A Canadian man recently released from Guantanamo Bay in Cuba has been telling the BBC how he worked there undercover for the CIA.

Abdurahman Khadr, the son of alleged former senior al-Qaeda member Ahmed Said, is now back in his native Canada.

He left Guantanamo because he did not believe he was accomplishing his task - to identify al-Qaeda members and get them to give away information.

Mr Khadr was initially detained in Afghanistan after the fall of the Taleban, and was first interviewed by British forces.

He told the BBC he was held in a "series of jails" before agreeing to work with the CIA in Pakistan.

"That didn't work out, and they decided to send me to Cuba to work for them there."

The BBC asked the CIA for its reaction to Mr Khadr's comments but it said it would not comment on such matters.

Frustrated

Mr Khadr said he was handed over to the American troops on 12 March, 2003.

He said he had two main objectives. The first was to recognise people and identify which were considered terrorists and which were innocent civilians.

He said he managed to identify some of the Guantanamo inmates.

His second objectives was to get suspected al-Qaeda members to talk to him.

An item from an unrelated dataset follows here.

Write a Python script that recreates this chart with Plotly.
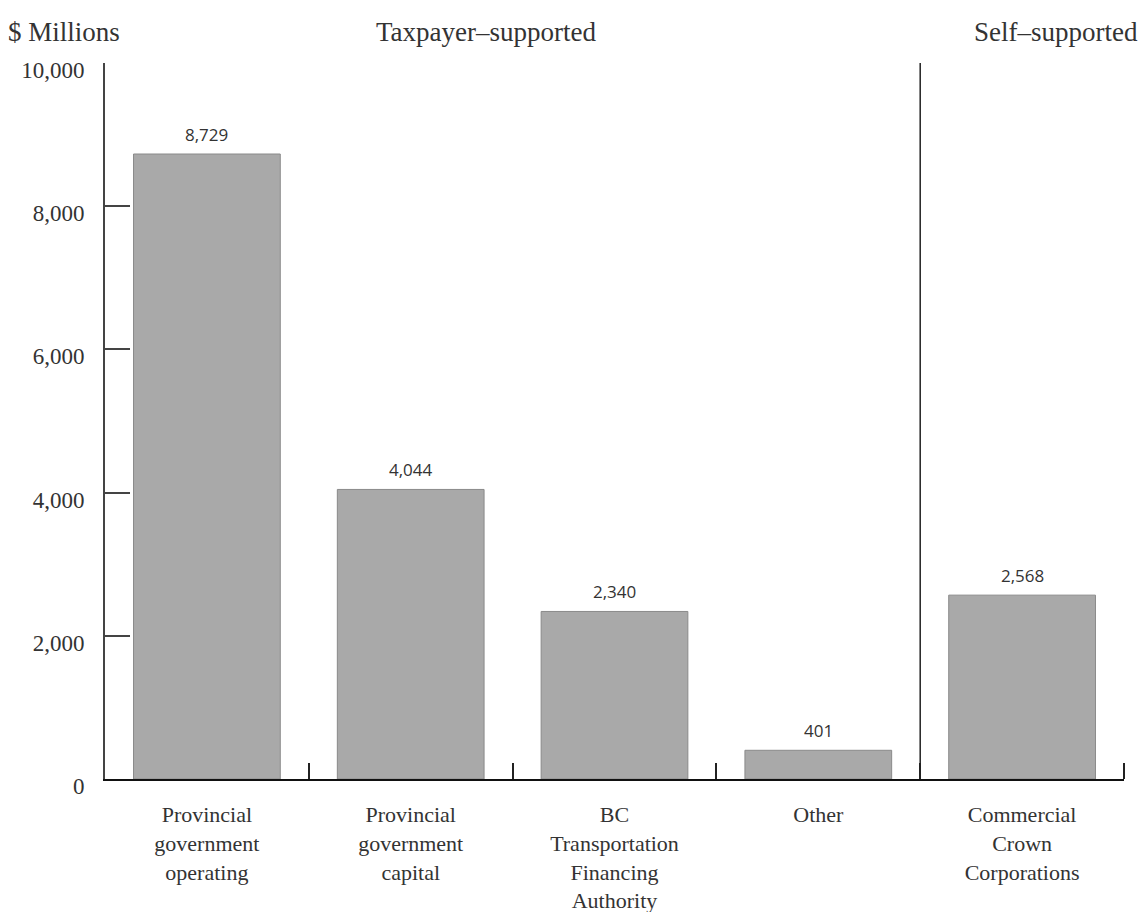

"They put me next to people who were stubborn and wouldn't talk to them, and try to talk these people into saying stuff to me," he said.

"Then I would tell it to the CIA."

But he said he had little success at this.

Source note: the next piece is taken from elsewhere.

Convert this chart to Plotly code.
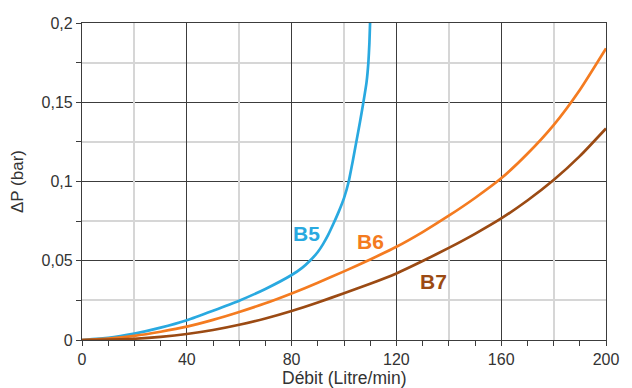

"They put me next to one person, and he was as stubborn with me as he was with them."

'80% innocent'

Asked how many of the inmates were real terrorists, Mr Khadr said: "Eighty per cent were innocent.

"Ten per cent were 'stubborns', who should be there and should be kept there forever, and 10% are people that might do something if they got out."

Mr Khadr also described how it felt to be an inmate in Guantanamo.

"You know that you cannot go anywhere and you are totally under the control of the person that's interrogating you.

"Everything is in his hands. You can be the most co-operative person. But call him a "stupid American," or something that is personal, and he would write back to the Defense Ministry that this person isn't co-operating. They will keep you there for two or three years."

Mr Khadr said the interrogators themselves had told him this.

He also said that if some prisoners were stubborn but liked by the interrogators, they would be released.

Mr Khadr said he mixed with the other prisoners for about three months.

He got so depressed by his lack of success that he said on one occasion he tried to hang himself. As a result he was moved to the camp's psychiatric block.

For a long time, his pleas to be released fell on deaf ears, he said.

"Their explanation was always that 'you are having a good life, this is just a little while and then you are good... you will have money and everything'.

"That's when I said 'take the money, keep it, just let me go. If you don't in one week I will talk - I will talk to everybody, the ICRC, the Canadians, even the MPs that come to the block'."

Even so, he claims, the CIA promised he would be paid $3,000 for every month he worked undetected, plus a $5,000 bonus - but he was revealing his story because he had still not been paid anything.

Mr Khadr's Egyptian-Canadian father, Ahmed Said, is thought to have been a senior member of al-Qaeda, who, in the 1980s, moved his family to Pakistan, then Afghanistan. Mr Khadr has said he personally knew al-Qaeda head Osama bin Laden.

He also said his father, who is now dead, described him as a "cancer" as he asked too many questions.

Mr Khadr said he was horrified by the events of 11 September 2001, but was told by his father the people who died were "collateral damage."

He told the Outlook programme that although he was "worried" about reprisals from either the Americans or al-Qaeda, he did not feel in undue danger.

"I believe in God, I believe in Allah very much.

"I believe nothing will happen to me except what is written for me."